On Mar 2, 2007, at 8:11 AM, Roy T. Fielding wrote:
>
> Creating a new CCLA each time the contact wants to add an addendum
> is a very bad idea -- it means we have to have the entire text
> approved by Day legal, again, and have two officers of the company
> sign it. I am sure that other companies have similar restrictions
> on IP licensing. That is why the CCLA was designed for addendums
> to simply be communicated (in any written fashion) to the ASF.
>
A coupla of things:
1. I feel that it is inappropriate for any ASF member to
recommend a legally appropriate course of action for the
ASF when it involves their employer. Are you speaking
as a Day employee or as an ASF member in the above?
The use of "we" implies as a Day employee. But other
statements are being made, imo, as someone who helped
craft the CCLA and thus, has the expectation of ASF
influence... This conflict confuses the issue.
2. Where is it expressly stated that addendums can be
communicated "in any written fashion"?
3. I am having a hard time following the logic that says
a.

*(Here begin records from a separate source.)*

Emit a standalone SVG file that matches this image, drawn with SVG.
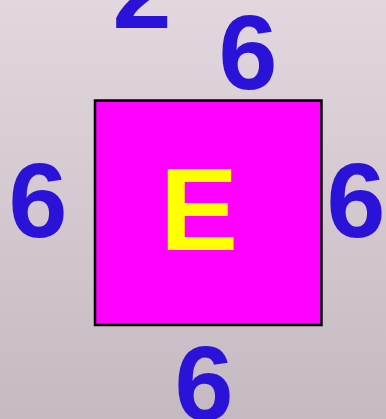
<svg xmlns="http://www.w3.org/2000/svg" width="386" height="419" viewBox="0 0 386 419">
<defs>
<linearGradient id="bg" x1="0" y1="0" x2="0" y2="1">
<stop offset="0" stop-color="#e3d7df"/>
<stop offset="1" stop-color="#c6bac2"/>
</linearGradient>
<style>
.num{font-family:"Liberation Sans",Arial,sans-serif;font-weight:bold;font-size:106px;fill:#2a12d8;text-anchor:middle}
.lbl{font-family:"Liberation Sans",Arial,sans-serif;font-weight:bold;font-size:117px;fill:#ffff00;text-anchor:middle}
</style>
</defs>
<rect x="0" y="0" width="386" height="419" fill="url(#bg)"/>
<g id="square">
<rect x="95" y="100.5" width="226.5" height="224.5" fill="#ff00ff" stroke="#000" stroke-width="2.5"/>
<text class="lbl" x="199" y="250">E</text>
</g>
<g id="labels">
<text class="num" x="142" y="28">2</text>
<text class="num" x="248" y="89">6</text>
<text class="num" x="38" y="237">6</text>
<text class="num" x="356" y="237">6</text>
<text class="num" x="204" y="420">6</text>
</g>
</svg>
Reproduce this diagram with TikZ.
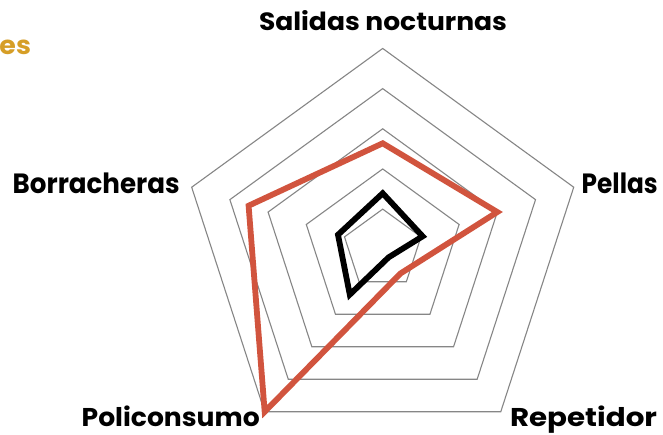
\documentclass[tikz,border=0pt]{standalone}
\usepackage{fontspec}
\setmainfont{Poppins}
\usepackage{graphicx}
\definecolor{serred}{RGB}{209,84,62}
\definecolor{ringgray}{RGB}{134,134,134}
\definecolor{gold}{RGB}{214,158,38}
\newcommand{\fitlabel}[3]{\resizebox{#1}{#2}{\bfseries #3}}
\tikzset{
  ring/.style={draw=ringgray, line width=1.1pt, line join=miter},
  series/.style={line width=5.8pt, line join=miter, miter limit=10},
  lab/.style={anchor=base west, inner sep=0pt, outer sep=0pt, text=black}
}
\begin{document}
\begin{tikzpicture}[x=1pt,y=1pt]
\useasboundingbox (0,0) rectangle (663,435);
\fill[white] (0,0) rectangle (663,435);
\begin{scope}[shift={(382.7,185.7)}]
  \foreach \k in {1,...,5}{
    \draw[ring] (90:{40.17*\k}) -- (18:{40.17*\k}) -- (-54:{40.17*\k}) -- (-126:{40.17*\k}) -- (162:{40.17*\k}) -- cycle;
  }
  \draw[series, draw=serred] (90:106) -- (18:120.5) -- (-54:30) -- (-126:200.8) -- (162:141) -- cycle;
  \draw[series, draw=black] (90:56) -- (18:42) -- (-54:10) -- (-126:56) -- (162:47) -- cycle;
\end{scope}
\node[lab] (salidas) at (259,404.5) {\fitlabel{248pt}{20pt}{Salidas nocturnas}};
\node[lab] (borracheras) at (12.7,241.7) {\fitlabel{167pt}{20.6pt}{Borracheras}};
\node[lab] (pellas) at (581.7,241.7) {\fitlabel{76pt}{20.6pt}{Pellas}};
\node[lab] (policonsumo) at (81.7,8.3) {\fitlabel{178pt}{20.6pt}{Policonsumo}};
\node[lab] (repetidor) at (510,8.3) {\fitlabel{147pt}{20.6pt}{Repetidor}};
\node[lab, text=gold] (title) at (-0.5,380) {\fitlabel{31.5pt}{14.5pt}{es}};
\end{tikzpicture}
\end{document}
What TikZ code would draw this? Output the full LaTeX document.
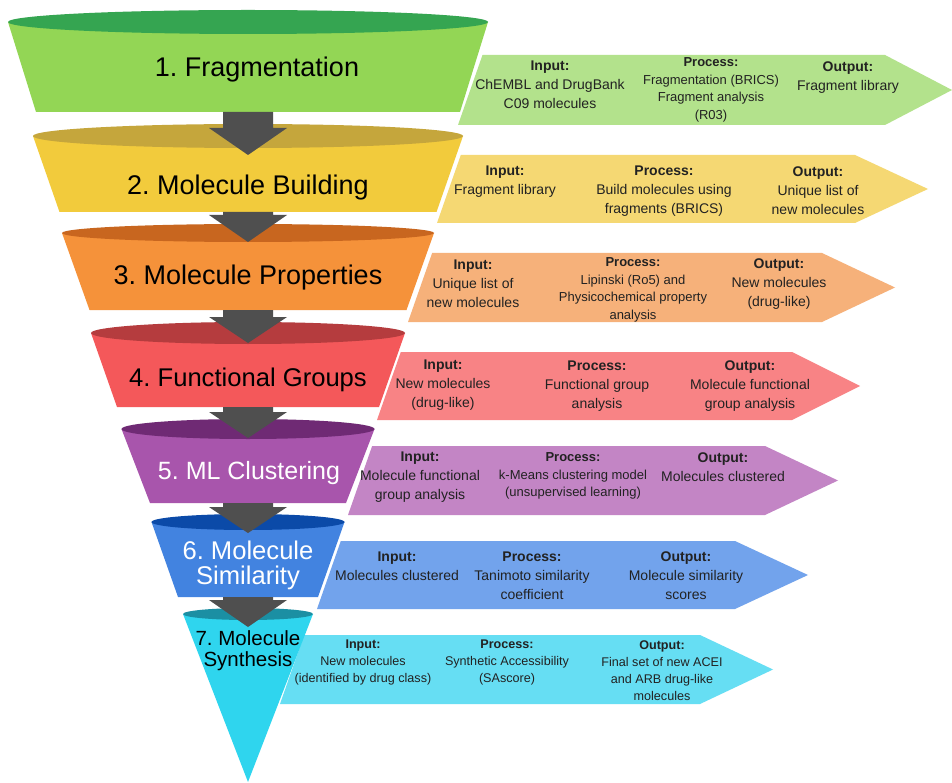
\documentclass[tikz,border=0pt]{standalone}
\usepackage{fontspec}
\setmainfont{Liberation Sans}
\frenchspacing

% funnel bodies, rims and side banners
\definecolor{bodyA}{HTML}{93D655}\definecolor{rimA}{HTML}{35A551}\definecolor{bandA}{HTML}{B3E28C}
\definecolor{bodyB}{HTML}{F2CB3C}\definecolor{rimB}{HTML}{C5A63C}\definecolor{bandB}{HTML}{F5D873}
\definecolor{bodyC}{HTML}{F5923A}\definecolor{rimC}{HTML}{C8661F}\definecolor{bandC}{HTML}{F6B17A}
\definecolor{bodyD}{HTML}{F4585A}\definecolor{rimD}{HTML}{B53C3E}\definecolor{bandD}{HTML}{F88385}
\definecolor{bodyE}{HTML}{A855AC}\definecolor{rimE}{HTML}{6F2A74}\definecolor{bandE}{HTML}{C385C5}
\definecolor{bodyF}{HTML}{4283E0}\definecolor{rimF}{HTML}{0B4AA8}\definecolor{bandF}{HTML}{72A3EC}
\definecolor{bodyG}{HTML}{2FD5EE}\definecolor{rimG}{HTML}{1B8FA3}\definecolor{bandG}{HTML}{66DEF3}
\definecolor{flowgray}{HTML}{4F4F4F}
\definecolor{ink}{HTML}{222222}

% side banner: colour, top, bottom, left x at bottom, end of body, tip x
\newcommand\infoband[6]{%
  \fill[#1] ({#4+0.35*(#3-#2)},#2) -- (#5,#2) -- (#6,{(#2+#3)/2}) -- (#5,#3) -- (#4,#3) -- cycle;}
% funnel layer: body, rim, rim y, rim half width, rim half height, bottom y, bottom half width
\newcommand\funnellayer[7]{%
  \fill[#1] ({248-#4},#3) -- ({248+#4},#3) -- ({248+#7},#6) -- ({248-#7},#6) -- cycle;
  \fill[#2] (248,#3) ellipse [x radius=#4pt, y radius=#5pt];}
% downward flow arrow: shaft top, head top, tip
\newcommand\flowarrow[3]{%
  \fill[flowgray] (223,#1) -- (273,#1) -- (273,#2) -- (287,#2) -- (248,#3) -- (209,#2) -- (223,#2) -- cycle;}

\begin{document}
\begin{tikzpicture}[x=1pt,y=-1pt,
  title/.style={font=\fontsize{27}{30}\selectfont, text=black, align=center, inner sep=0pt},
  info/.style={font=\fontsize{14}{19}\selectfont, text=ink, align=center, inner sep=0pt},
  infosmall/.style={font=\fontsize{13}{17.5}\selectfont, text=ink, align=center, inner sep=0pt},
  infotiny/.style={font=\fontsize{12.6}{17}\selectfont, text=ink, align=center, inner sep=0pt}]
\useasboundingbox (0,0) rectangle (952,783);
\fill[white] (0,0) rectangle (952,783);

% side banners, drawn first so the funnel covers their left ends
\infoband{bandA}{55}{125}{458}{885}{952}
\infoband{bandB}{155}{223}{437}{855}{928}
\infoband{bandC}{253}{322}{408}{822}{895}
\infoband{bandD}{352}{420}{377}{792}{860}
\infoband{bandE}{446}{515}{348}{765}{838}
\infoband{bandF}{541}{609}{317}{735}{808}
\infoband{bandG}{635}{704}{280}{700}{773}

% funnel layers
\funnellayer{bodyA}{rimA}{22}{240}{12}{112}{212}
\funnellayer{bodyB}{rimB}{136}{215}{12}{212}{188.5}
\funnellayer{bodyC}{rimC}{233}{186}{9}{310}{158.5}
\funnellayer{bodyD}{rimD}{333}{157}{11}{407}{131}
\funnellayer{bodyE}{rimE}{429}{126.5}{10}{503}{98}
\funnellayer{bodyF}{rimF}{522}{96.5}{8}{597}{70}
\fill[bodyG] (183,614) -- (313,614) -- (248,782) -- cycle;
\fill[rimG] (248,614) ellipse [x radius=65pt, y radius=6pt];

% flow arrows between layers
\flowarrow{112}{128}{155}
\flowarrow{212}{215}{242}
\flowarrow{310}{317}{343}
\flowarrow{407}{412}{438}
\flowarrow{503}{507}{533}
\flowarrow{597}{600}{627}

% layer titles
\node[title] (t1) at (257,70) {1. Fragmentation};
\node[title] (t2) at (248,188) {2. Molecule Building};
\node[title] (t3) at (248,278) {3. Molecule Properties};
\node[title,font=\fontsize{25.6}{30}\selectfont] (t4) at (248,380) {4. Functional Groups};
\node[title,font=\fontsize{25}{30}\selectfont,text=white] (t5) at (249,473) {5. ML Clustering};
\node[title,font=\fontsize{25.6}{25}\selectfont,text=white] (t6) at (248,565) {6. Molecule\\Similarity};
\node[title,font=\fontsize{20.5}{21}\selectfont] (t7) at (248,651) {7. Molecule\\Synthesis};

% step 1
\node[info] (in1) at (550,85) {\textbf{Input:}\\ChEMBL and DrugBank\\C09 molecules};
\node[infosmall] (pr1) at (711,90) {\textbf{Process:}\\Fragmentation (BRICS)\\Fragment analysis\\(R03)};
\node[info] (out1) at (848,78) {\textbf{Output:}\\Fragment library};
% step 2
\node[info] (in2) at (505,181.5) {\textbf{Input:}\\Fragment library};
\node[info] (pr2) at (664,191) {\textbf{Process:}\\Build molecules using\\fragments (BRICS)};
\node[info] (out2) at (818,191) {\textbf{Output:}\\Unique list of\\new molecules};
% step 3
\node[info] (in3) at (473,284) {\textbf{Input:}\\Unique list of\\new molecules};
\node[infosmall] (pr3) at (633,290) {\textbf{Process:}\\Lipinski (Ro5) and\\Physicochemical property\\analysis};
\node[info] (out3) at (779,284) {\textbf{Output:}\\New molecules\\(drug-like)};
% step 4
\node[info] (in4) at (443,385) {\textbf{Input:}\\New molecules\\(drug-like)};
\node[info] (pr4) at (597,386) {\textbf{Process:}\\Functional group\\analysis};
\node[info] (out4) at (750,386) {\textbf{Output:}\\Molecule functional\\group analysis};
% step 5
\node[info] (in5) at (420,477) {\textbf{Input:}\\Molecule functional\\group analysis};
\node[infosmall] (pr5) at (573,476) {\textbf{Process:}\\k-Means clustering model\\(unsupervised learning)};
\node[info] (out5) at (723,467.5) {\textbf{Output:}\\Molecules clustered};
% step 6
\node[info] (in6) at (397,566.5) {\textbf{Input:}\\Molecules clustered};
\node[info] (pr6) at (532,576) {\textbf{Process:}\\Tanimoto similarity\\coefficient};
\node[info] (out6) at (686,576) {\textbf{Output:}\\Molecule similarity\\scores};
% step 7
\node[infotiny] (in7) at (363,662) {\textbf{Input:}\\New molecules\\(identified by drug class)};
\node[infotiny] (pr7) at (507,662) {\textbf{Process:}\\Synthetic Accessibility\\(SAscore)};
\node[infotiny] (out7) at (662,670.5) {\textbf{Output:}\\Final set of new ACEI\\and ARB drug-like\\molecules};
\end{tikzpicture}
\end{document}
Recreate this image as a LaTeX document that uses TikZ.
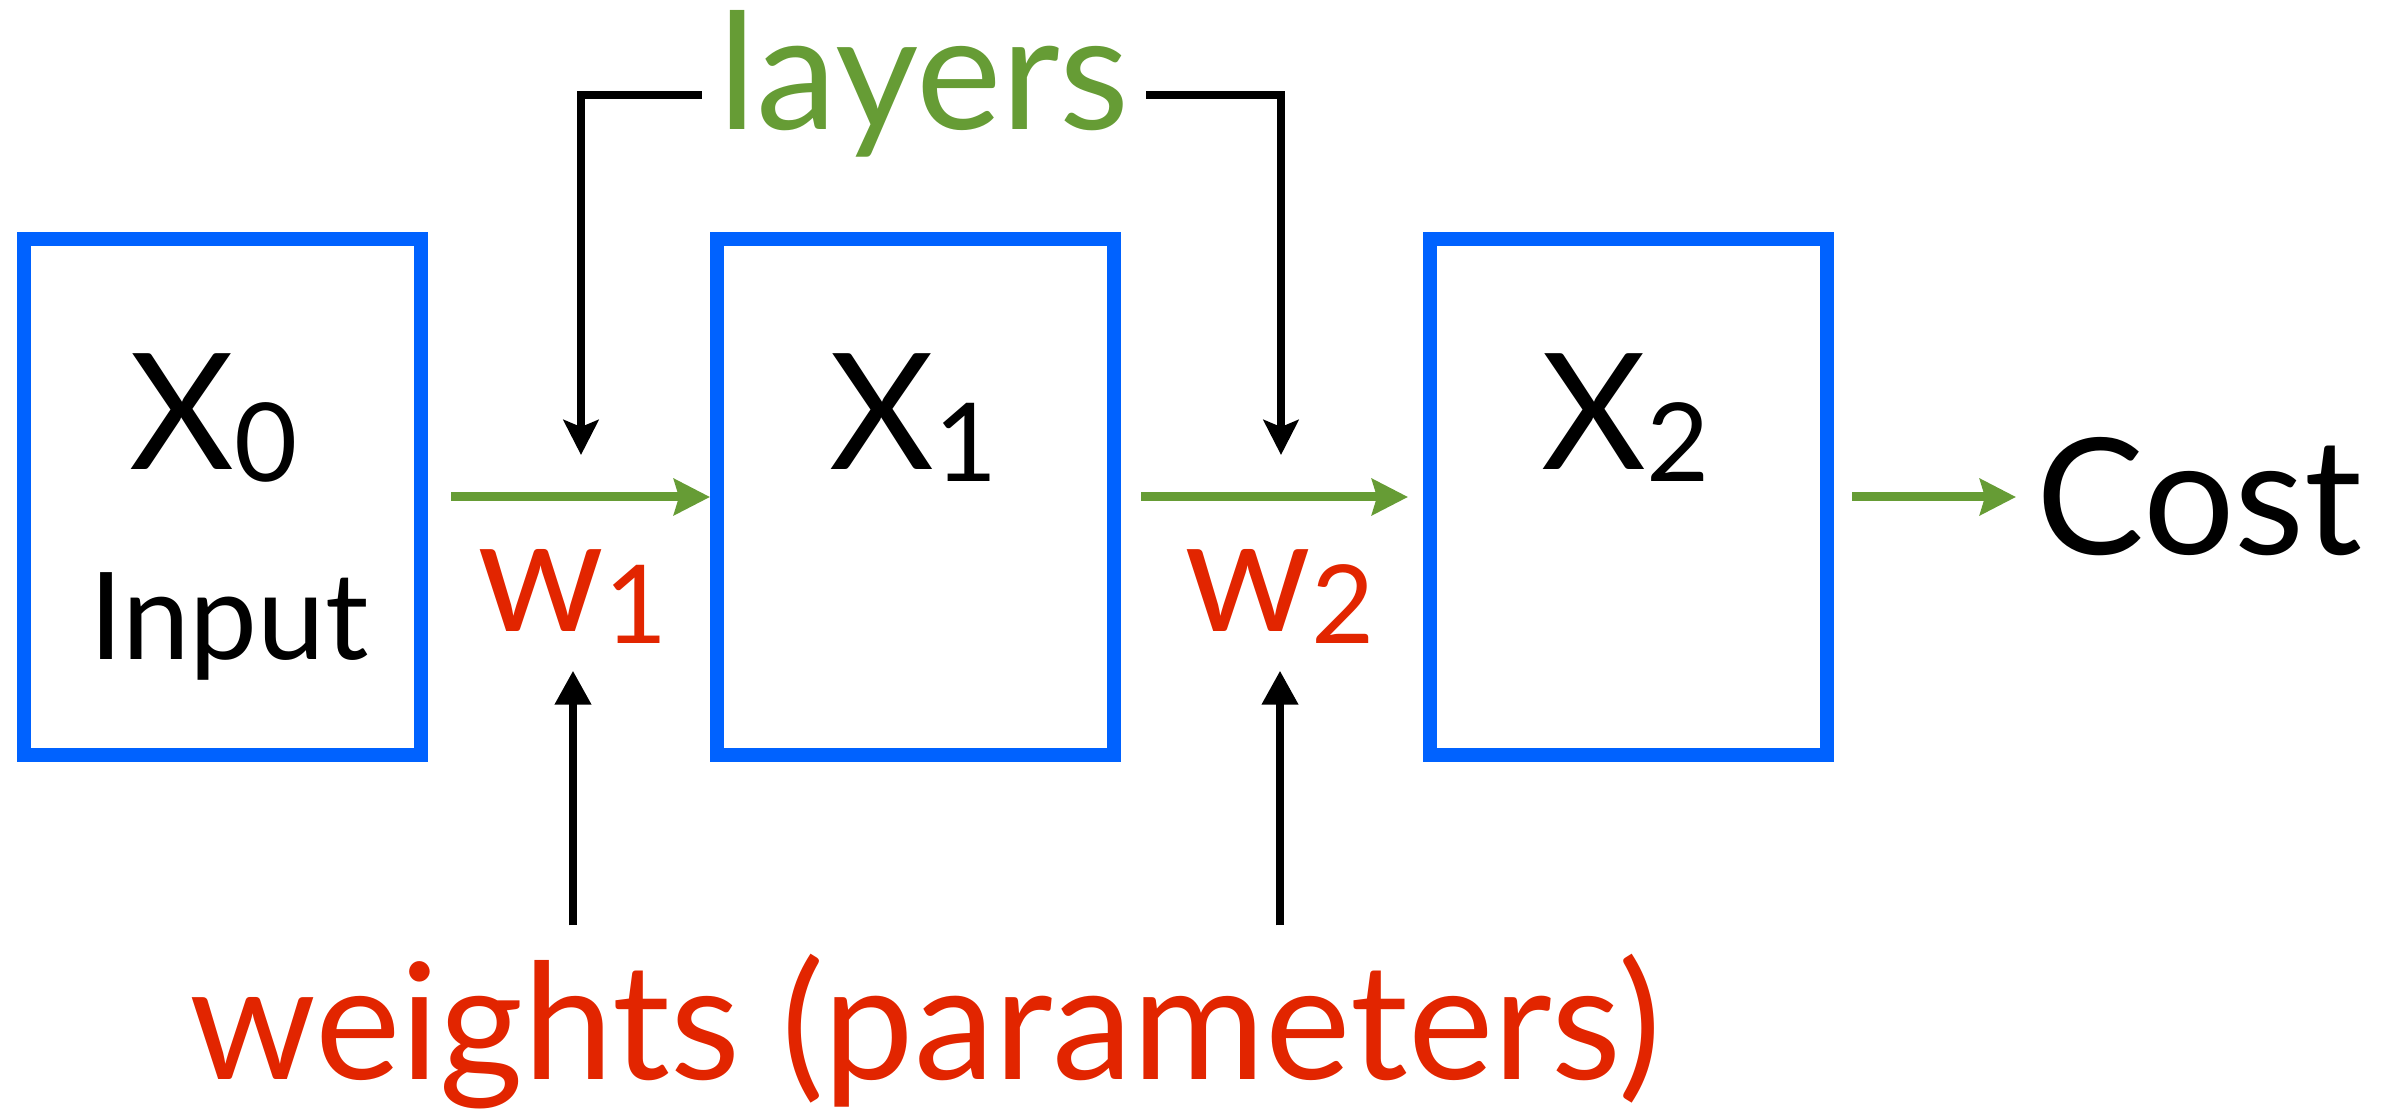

We should not bother with ensuring it is signed
because if it's not official, people will catch
it and complain. If this is the case, why have
anyone sign one in the 1st place?
b. That a signed copy of an addendum "means nothing"
when we say that a signed copy of the "original"
means we trust things forever and henceforth :)
Yes, of course, I know that the existence of a CCLA itself
provides such protection...
In any case, no other entity has had problems with providing
updates and addendums as signed docs. In fact, it's moot
since Day itself did so. If entities do have problems,
then it's something that we should address, but so far no
one has. It's a simple request and it provides some small level
of IP tracking protection and no one has raised issues
with it (it's noteworthy that David raised none at all).